Velloso e Novello, construtoras de vários textos a quatro mãos, e com larga experiência em musicais, escreveram um roteiro com diálogos enxutos e com cenas objetivas na apresentação dos fatos marcantes desses cem anos do copa. Intercalando-as com números musicais com cantoras, e cantores, que marcaram época nos aposentos, salões do Golden Room, Teatro Copacabana, Pérgula, Cassino, bailes de carnaval, e o Rio de Janeiro, entre outros. As autoras escolheram o protagonismo feminino na figura de Mariazinha Guinle, viúva de Otavio Guinle e herdeira, para conduzir a obra. Mariazinha, junto aos dois filhos, recebe uma proposta de compra do hotel, pelo empresário James Sherwood e, sem saber o que fazer, esconde dos filhos a tentadora proposta. A única pessoa com quem compartilha o seu dilema é com a funcionária e amiga Claudia, e é através da conversa entre as duas que o público faz um passeio por histórias memoráveis do hotel e do Rio de Janeiro.

Assim ficamos sabendo que o Hotel deveria ser inaugurado no centenário da independência do Brasil, em 1922; porém por atraso nos materiais que vinham de fora do país e também por invasão de águas por ressacas do mar, ele é inaugurado um ano depois. Vemos também o zelo e a paixão de Otávio por cada cantinho do Hotel, os tempos do Cassino, os desdobramentos políticos para o seu fechamento, os desfiles de moda, e cenas pessoais de Orson Wells, Carmem Miranda, e de números musicais com Marlene, Cauby Peixoto, Edith Piaf, entre outras, e também de músicas cantadas pelos personagens, e que dão um painel do tempo em que elas ocorrem. A direção de Gustavo Wabner e Sergio Módena buscam organizar com limpeza as cenas que se sucedem, no pequeno espaço que sobra no palco, e no segundo nível do cenário, e também na economia do número de participantes, em números musicais. Karen Brusttolin opta também por modelos de figurinos menos volumosos e mais enxutos em cada uma de suas concepções.

A cenografia de Natalia Lana consegue criar um ambiente luxuoso, e ao mesmo tempo contemporâneo; onde valoriza a arquitetura tradicional do copa com uma escadaria, lustres de cristal, janelas, mesas, cadeiras, toalhas e louças. Buscando equilibrar assim, no pequeno espaço do palco, ao incorporar a ele um enorme telão de LED – com ótima direção de imagens dos Irmãos Vilarouca – , e que parece uma tela cinematográfica; que nos causa um encantamento pelo tom nostálgico, e pela dualidade de parecer nos colocar também em uma sala de cinema. Ficando a impressão de que estamos assistindo, em alguns momentos, ao mesmo tempo, a uma peça de teatro, e a uma grande película fílmica. A iluminação de Paulo Cesar Medeiros se apresenta muito competente como sempre. A direção musical de Heberth Souza e os Arranjos de Heberth Souza e Evelyne Garcia são leves, simples e agradáveis.

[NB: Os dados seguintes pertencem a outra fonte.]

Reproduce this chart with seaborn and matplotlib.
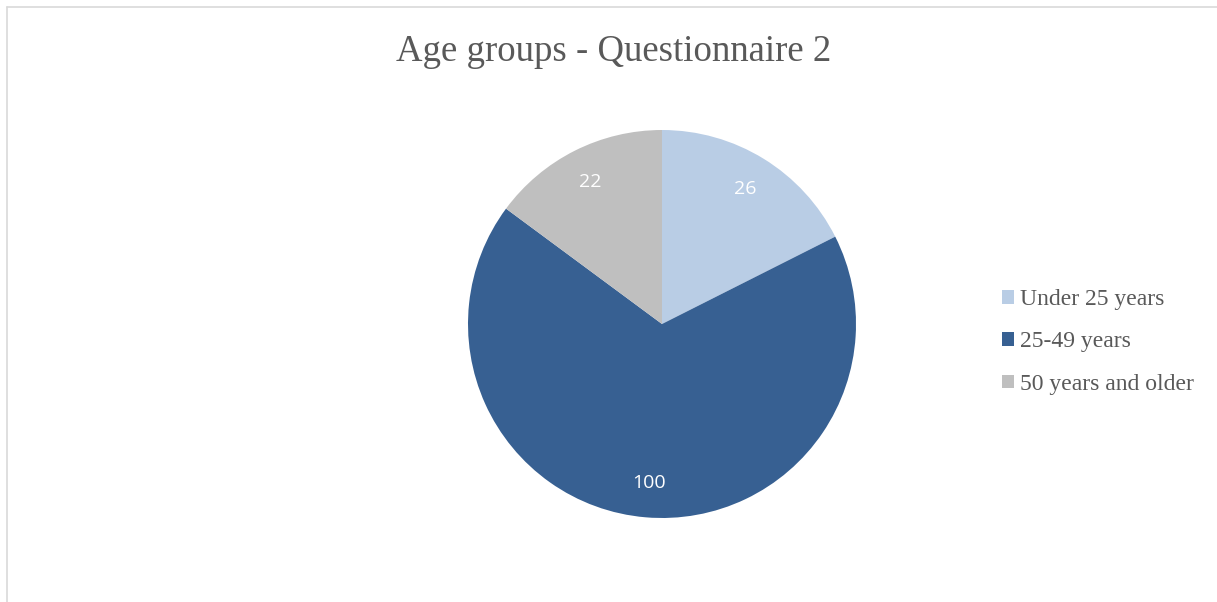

Suely Franco brilha como Mariazinha Guinle e nos emociona com os seus números musicais, Ana Velloso substituiu nesta récita, com muita competência, Vanessa Gerbelli que interpreta Mariazinha em sua juventude. Mouhamed Harfouch conduz com firmeza, e tom apaixonado, o seu Otávio Guinle e os outros atores se dividem com correção entre os diversos papéis que nos contam essa secular história: Saulo Rodrigues se sobressai com seu divertido Orson Wells, Chris Penna se sai bem em seus papéis e tem crescido muito na criação de tipos desde a sua atuação como Procópio Ferreira em Bibi- Um Musical, Beth Lammas empresta a sua elegância as personagens que interpreta, Victor Maia busca extrair sempre comicidade excessiva em todos os seus papéis. Patricia Athayde, Cássia Sanches. Julia Gorman, Daniel Carneiro, Leo Senna e Lu Vieira ajudam a contar com graça, e bons números musicais, essa deliciosa homenagem a um dos hotéis mais charmosos e mitológicos do mundo.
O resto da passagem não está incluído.